Seven Claims Made In Seattle Cops’ Lawsuit Over DOJ Reforms, Including "Mental Gymnastics"

On Wednesday, 123 Seattle police officers filed a federal lawsuit seeking to block the use-of-force policies outlined in the court-ordered consent decree with the DOJ.

Arguing that the policies have been imposed with “reckless and deliberate indifference” to the rights of the police officers under the Second, Fourth, Fifth and Fifteenth Amendments of the Constitution, and that they were crafted without “appropriate consideration of an officer’s knowledge, training, experience, or the apparent danger of the circumstances confronting him or her,” the lawsuit - which Mayor Ed Murray said yesterday he had yet to review - highlights a rift between the rank and file and those trying to rein them in. The suit specifically names Pete Holmes, Merrick Bobb, Ed Murray, Eric Holder, and the City of Seattle as defendants.

But what, exactly, is the problem. We dug into the “Summary of Claims” and pulled out these eight items to help clarify the officers' position:

1. “[The defendants] have promulgated and imposed new use of force policies and practices in reckless and deliberate indifference to the protections afforded plaintiffs by the constitution.”


2. “The new policies unreasonably restrict and burden plaintiff’s rights to use force reasonably required, to protect themselves and others.”


3. “The new unnecessary force policies and practices require ... That plaintiffs use significantly less force than is being threatened against them by suspects.
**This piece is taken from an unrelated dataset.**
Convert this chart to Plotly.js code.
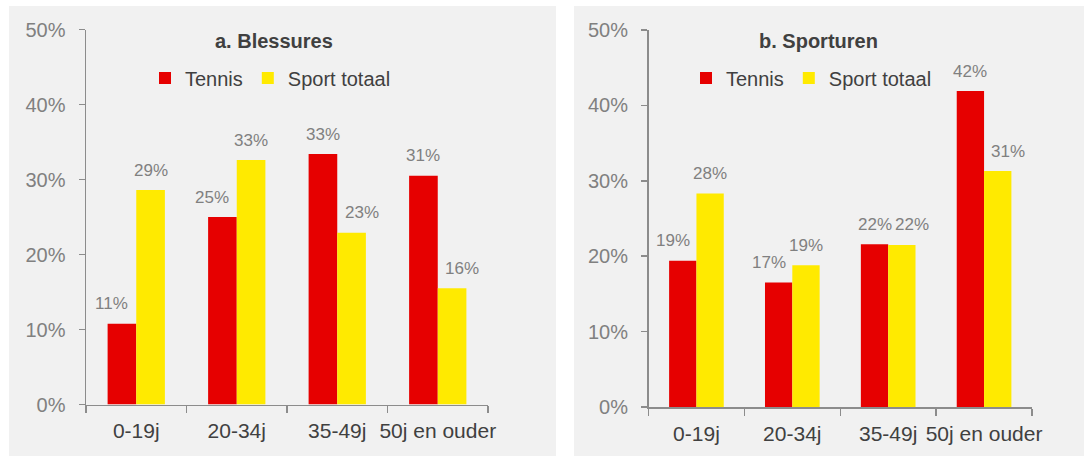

This includes, for example, prohibiting Plaintiffs from using reasonable and effective force tools or techniques against vaguely defined, newly protected classes of suspects unless deadly force is the only other option. This significantly increases the likelihood that such persons will get killed or seriously injured in encounters with the police - a terrible result and a violation of those suspects’ rights - as well as a clear violation of constitutional protections afforded Plaintiffs to reasonably protect themselves and others from threats of harm.”


4. “[The policies] work to undermine and destroy the long-standing totality-of-the-circumstances standard for making, analyzing, and reviewing officers’ reasonable use of force decisions by undermining, at each step, the integrity of officers’ judgments as a whole.”


5. “The court requires unnecessary force policies to be simple, practical, and useful to the officer doing his or her job. The new UF policy clearly is not. ... Throughout [it] requires plaintiff (sic) to engage in mental gymnastics wholly unreasonable in light of the dangerous and fast evolving circumstances we face every day.”


6. “The unnecessary force policies and practices require plaintiffs to under-react to threats of harm until we have no choice but to over-react.”


7. “[The policies] and procedures attempt to fundamentally alter long-standing principles and standards governing acceptable and lawful police conduct, thus significantly altering the terms and conditions of plaintiff’s employment, including potentially interfering with plaintiffs’ rights ... Without plaintiffs having had any meaningful opportunity to participate or be heard in the process.”


8. “Research shows, overwhelmingly, that police officers under-react and hesitate in the face of threats of violence, and are often killed or seriously injured as a result.”

Take it for what it’s worth. Lots of it sounds like hot air from what SPOG President Ron Smith describes as a small minority of the union’s membership. SPOG, as the Times reports, is not funding or supporting the lawsuit.

Ed Murray, despite admitting that he had yet to review the lawsuit, issued a statement saying that, “The police department will comply with that court order. The City of Seattle will not fight the Civil Rights Division of the U.S. Department of Justice. This is not the 1960s.”